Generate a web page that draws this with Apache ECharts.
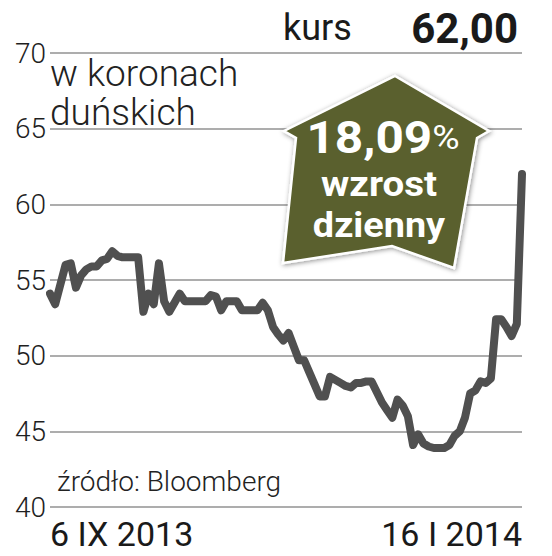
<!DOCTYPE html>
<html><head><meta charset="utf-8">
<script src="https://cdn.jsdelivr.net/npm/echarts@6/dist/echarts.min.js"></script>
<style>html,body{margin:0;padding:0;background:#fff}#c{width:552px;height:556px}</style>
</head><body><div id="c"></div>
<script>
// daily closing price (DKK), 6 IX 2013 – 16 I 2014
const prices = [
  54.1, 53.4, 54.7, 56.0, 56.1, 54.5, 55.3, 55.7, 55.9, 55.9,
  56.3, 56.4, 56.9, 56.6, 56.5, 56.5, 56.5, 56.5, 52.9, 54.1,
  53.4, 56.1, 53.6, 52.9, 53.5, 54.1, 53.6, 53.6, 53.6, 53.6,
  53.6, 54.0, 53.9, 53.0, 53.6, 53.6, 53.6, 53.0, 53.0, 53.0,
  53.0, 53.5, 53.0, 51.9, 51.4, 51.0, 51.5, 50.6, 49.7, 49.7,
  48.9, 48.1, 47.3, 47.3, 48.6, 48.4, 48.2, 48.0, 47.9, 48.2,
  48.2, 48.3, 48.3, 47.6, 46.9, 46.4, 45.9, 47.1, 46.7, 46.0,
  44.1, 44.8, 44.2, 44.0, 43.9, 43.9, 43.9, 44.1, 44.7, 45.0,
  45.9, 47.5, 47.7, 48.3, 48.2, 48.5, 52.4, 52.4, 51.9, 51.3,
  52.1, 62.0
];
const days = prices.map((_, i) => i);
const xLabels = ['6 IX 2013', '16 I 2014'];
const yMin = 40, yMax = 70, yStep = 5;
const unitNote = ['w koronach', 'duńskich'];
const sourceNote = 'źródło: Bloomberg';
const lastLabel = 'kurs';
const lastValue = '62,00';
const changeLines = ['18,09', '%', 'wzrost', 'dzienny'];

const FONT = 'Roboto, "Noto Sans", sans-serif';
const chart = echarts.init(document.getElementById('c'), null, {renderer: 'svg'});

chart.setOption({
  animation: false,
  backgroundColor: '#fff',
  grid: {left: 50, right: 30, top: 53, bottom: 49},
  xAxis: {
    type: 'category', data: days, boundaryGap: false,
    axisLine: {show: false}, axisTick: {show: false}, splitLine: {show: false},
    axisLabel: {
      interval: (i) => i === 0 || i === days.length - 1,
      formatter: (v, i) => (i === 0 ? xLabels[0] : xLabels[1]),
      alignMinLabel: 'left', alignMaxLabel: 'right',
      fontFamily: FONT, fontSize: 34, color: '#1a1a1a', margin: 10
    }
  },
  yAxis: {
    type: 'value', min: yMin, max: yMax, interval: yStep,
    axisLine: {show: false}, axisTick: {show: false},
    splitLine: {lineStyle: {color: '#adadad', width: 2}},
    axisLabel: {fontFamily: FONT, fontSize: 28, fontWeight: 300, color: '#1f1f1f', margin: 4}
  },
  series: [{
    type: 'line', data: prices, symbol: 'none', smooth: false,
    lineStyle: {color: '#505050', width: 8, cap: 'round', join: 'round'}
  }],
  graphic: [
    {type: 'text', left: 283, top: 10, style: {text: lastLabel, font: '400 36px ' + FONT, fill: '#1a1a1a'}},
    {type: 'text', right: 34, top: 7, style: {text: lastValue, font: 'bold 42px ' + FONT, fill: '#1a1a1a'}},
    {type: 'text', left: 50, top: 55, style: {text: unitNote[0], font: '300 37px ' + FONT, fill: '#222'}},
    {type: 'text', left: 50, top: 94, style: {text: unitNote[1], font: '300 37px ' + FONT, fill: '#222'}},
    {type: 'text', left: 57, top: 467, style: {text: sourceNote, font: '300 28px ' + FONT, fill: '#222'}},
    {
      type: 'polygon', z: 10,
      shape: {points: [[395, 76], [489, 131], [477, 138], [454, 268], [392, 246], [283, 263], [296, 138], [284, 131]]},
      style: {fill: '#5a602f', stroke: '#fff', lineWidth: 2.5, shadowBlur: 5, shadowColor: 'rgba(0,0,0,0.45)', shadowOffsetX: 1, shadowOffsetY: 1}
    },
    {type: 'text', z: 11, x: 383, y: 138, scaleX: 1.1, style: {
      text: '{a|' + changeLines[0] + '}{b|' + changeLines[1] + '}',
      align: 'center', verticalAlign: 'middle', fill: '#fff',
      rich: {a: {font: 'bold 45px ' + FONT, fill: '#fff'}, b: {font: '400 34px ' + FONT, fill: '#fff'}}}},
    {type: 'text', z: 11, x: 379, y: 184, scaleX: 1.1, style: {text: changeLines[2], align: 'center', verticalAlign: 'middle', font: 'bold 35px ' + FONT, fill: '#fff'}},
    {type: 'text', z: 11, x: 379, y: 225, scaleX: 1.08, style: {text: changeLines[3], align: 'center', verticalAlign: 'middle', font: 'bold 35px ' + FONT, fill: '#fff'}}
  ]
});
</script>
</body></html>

- - - -

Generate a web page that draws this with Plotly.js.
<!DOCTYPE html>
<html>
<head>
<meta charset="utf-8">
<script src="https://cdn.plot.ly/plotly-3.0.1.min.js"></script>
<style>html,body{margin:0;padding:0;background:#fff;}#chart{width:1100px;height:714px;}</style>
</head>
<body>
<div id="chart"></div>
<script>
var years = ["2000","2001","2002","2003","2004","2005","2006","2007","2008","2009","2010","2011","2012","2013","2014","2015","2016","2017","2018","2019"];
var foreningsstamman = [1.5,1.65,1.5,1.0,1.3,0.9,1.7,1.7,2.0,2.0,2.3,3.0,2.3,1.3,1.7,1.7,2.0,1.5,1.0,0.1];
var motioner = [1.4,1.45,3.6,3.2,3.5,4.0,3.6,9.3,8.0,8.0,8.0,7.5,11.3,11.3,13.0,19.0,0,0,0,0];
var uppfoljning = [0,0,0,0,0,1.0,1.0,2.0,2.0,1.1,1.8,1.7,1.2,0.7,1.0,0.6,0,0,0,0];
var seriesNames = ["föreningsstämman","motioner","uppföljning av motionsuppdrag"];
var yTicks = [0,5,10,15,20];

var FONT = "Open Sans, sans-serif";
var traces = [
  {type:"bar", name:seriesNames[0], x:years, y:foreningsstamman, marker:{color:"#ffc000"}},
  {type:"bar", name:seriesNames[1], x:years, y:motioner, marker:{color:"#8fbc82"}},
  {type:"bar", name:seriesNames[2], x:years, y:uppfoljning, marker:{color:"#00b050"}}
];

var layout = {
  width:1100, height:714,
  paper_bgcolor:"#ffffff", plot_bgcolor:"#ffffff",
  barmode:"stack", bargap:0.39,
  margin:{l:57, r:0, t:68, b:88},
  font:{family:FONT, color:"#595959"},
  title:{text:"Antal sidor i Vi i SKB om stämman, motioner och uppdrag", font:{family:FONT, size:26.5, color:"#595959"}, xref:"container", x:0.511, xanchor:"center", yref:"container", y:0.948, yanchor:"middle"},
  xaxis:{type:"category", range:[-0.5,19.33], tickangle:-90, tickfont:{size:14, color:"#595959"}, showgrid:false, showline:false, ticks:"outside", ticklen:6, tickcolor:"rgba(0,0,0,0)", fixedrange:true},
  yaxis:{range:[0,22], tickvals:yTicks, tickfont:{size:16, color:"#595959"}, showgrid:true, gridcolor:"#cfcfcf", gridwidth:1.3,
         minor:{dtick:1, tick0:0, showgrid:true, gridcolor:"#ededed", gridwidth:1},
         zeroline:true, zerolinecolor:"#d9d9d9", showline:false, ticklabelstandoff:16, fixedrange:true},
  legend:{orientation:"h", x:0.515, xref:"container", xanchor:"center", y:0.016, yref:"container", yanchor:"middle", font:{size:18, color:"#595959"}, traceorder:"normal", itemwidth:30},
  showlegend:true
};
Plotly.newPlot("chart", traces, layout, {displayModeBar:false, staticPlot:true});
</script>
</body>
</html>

- - - -

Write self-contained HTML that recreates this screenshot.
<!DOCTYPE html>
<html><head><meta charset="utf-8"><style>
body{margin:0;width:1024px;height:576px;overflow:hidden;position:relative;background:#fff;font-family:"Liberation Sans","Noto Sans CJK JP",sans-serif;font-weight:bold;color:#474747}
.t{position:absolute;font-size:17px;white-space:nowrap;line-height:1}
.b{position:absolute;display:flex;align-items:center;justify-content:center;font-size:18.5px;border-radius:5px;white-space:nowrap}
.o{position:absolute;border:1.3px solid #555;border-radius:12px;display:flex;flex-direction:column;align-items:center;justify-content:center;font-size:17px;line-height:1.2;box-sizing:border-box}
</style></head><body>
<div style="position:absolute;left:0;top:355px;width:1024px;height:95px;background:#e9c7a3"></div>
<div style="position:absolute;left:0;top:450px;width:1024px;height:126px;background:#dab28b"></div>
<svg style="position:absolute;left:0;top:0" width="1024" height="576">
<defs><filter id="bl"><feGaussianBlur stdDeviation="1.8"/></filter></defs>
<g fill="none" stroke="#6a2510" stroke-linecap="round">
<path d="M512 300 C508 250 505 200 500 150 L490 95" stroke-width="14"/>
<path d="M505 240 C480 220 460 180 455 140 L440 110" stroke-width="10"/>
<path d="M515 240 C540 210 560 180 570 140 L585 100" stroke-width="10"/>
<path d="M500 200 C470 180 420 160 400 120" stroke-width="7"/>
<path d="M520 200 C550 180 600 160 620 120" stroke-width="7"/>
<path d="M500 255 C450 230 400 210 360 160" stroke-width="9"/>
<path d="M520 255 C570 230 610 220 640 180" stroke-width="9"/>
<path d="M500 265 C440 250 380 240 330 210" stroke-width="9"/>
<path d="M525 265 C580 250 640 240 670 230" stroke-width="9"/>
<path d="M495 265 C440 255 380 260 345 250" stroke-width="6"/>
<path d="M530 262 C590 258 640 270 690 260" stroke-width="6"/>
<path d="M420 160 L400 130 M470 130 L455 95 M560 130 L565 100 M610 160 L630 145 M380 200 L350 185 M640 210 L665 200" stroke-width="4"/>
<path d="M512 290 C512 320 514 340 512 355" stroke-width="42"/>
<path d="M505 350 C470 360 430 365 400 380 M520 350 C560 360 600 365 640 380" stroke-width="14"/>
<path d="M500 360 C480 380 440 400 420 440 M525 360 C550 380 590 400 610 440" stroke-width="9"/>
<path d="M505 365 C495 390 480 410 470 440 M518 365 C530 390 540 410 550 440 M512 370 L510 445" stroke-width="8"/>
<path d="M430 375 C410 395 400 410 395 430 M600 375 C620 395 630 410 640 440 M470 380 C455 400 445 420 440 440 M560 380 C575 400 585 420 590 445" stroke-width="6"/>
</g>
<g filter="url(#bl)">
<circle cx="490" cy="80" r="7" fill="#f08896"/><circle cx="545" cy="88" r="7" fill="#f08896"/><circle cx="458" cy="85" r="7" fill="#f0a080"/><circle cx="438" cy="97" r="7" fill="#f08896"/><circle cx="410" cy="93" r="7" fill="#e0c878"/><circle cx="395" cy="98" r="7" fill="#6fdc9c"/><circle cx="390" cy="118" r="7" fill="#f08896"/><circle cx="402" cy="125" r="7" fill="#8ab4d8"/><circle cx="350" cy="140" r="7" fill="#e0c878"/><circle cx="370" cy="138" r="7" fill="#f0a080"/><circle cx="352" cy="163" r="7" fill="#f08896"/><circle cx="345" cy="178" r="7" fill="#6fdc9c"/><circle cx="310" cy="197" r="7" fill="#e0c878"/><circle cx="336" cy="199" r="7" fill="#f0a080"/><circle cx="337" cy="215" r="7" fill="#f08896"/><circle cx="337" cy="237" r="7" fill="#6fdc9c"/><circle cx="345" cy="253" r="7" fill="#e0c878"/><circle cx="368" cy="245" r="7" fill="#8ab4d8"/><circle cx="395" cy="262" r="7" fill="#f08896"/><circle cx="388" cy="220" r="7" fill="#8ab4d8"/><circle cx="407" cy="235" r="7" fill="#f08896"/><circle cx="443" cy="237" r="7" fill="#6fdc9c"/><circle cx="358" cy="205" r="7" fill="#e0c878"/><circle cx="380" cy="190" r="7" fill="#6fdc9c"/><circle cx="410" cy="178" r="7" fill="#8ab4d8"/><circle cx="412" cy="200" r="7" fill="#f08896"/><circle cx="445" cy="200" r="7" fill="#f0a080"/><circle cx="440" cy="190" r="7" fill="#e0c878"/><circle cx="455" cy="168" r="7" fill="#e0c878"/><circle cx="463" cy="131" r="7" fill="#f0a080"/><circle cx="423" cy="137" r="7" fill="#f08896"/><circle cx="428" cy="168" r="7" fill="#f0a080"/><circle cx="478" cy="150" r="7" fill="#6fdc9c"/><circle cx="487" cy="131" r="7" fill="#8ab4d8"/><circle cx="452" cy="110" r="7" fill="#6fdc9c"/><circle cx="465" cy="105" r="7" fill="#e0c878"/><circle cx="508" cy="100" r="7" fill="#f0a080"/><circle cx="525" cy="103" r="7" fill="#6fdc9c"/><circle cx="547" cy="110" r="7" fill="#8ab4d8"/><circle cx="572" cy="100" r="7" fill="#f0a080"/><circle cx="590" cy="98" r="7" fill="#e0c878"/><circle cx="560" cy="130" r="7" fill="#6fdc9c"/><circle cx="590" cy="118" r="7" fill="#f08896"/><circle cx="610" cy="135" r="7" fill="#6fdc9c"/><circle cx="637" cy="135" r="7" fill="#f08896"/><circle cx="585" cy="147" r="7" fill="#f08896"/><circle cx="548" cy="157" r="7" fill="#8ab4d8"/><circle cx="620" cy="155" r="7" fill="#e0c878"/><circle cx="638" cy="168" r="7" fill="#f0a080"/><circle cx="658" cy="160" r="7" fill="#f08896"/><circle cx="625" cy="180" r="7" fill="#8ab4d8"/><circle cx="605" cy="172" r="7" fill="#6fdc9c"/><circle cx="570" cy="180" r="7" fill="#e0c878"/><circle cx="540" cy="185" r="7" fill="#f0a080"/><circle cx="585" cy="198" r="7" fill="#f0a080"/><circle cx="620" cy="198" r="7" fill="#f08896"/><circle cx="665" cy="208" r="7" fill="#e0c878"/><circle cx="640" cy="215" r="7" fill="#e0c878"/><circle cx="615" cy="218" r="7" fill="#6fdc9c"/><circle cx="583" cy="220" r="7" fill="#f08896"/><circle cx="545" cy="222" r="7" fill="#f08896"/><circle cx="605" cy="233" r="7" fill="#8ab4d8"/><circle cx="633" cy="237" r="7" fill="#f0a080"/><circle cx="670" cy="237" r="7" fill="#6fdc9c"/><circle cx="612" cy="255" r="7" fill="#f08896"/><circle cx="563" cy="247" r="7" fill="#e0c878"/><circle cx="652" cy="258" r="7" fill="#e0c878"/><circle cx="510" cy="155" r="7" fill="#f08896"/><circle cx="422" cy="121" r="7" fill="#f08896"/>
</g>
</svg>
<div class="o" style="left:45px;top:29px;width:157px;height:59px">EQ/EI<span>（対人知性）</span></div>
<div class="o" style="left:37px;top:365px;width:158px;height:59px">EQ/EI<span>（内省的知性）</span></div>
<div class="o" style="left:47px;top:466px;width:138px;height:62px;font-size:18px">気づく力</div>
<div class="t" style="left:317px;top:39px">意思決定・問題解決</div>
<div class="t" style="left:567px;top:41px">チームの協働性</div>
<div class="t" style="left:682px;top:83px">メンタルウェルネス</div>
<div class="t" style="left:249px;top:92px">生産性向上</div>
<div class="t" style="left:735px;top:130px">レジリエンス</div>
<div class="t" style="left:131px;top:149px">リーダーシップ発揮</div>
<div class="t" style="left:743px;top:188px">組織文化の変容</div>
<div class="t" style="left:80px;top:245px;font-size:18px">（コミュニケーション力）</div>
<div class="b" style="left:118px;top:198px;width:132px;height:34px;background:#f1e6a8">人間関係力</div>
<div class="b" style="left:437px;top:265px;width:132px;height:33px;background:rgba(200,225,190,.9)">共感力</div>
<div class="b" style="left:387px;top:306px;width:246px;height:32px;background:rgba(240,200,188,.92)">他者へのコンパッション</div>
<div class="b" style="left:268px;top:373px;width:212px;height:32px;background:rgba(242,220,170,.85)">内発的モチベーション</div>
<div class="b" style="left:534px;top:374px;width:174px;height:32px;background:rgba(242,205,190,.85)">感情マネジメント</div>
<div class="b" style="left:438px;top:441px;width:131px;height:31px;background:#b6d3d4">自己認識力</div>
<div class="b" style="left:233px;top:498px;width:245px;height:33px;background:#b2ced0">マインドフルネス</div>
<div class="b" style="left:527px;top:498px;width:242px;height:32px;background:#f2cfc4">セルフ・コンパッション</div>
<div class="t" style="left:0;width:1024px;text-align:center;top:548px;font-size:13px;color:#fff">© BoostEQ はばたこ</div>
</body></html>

- - - -

Written request: Report only the number of lines in the listing that contain the word "page".

Result for this exercise: 2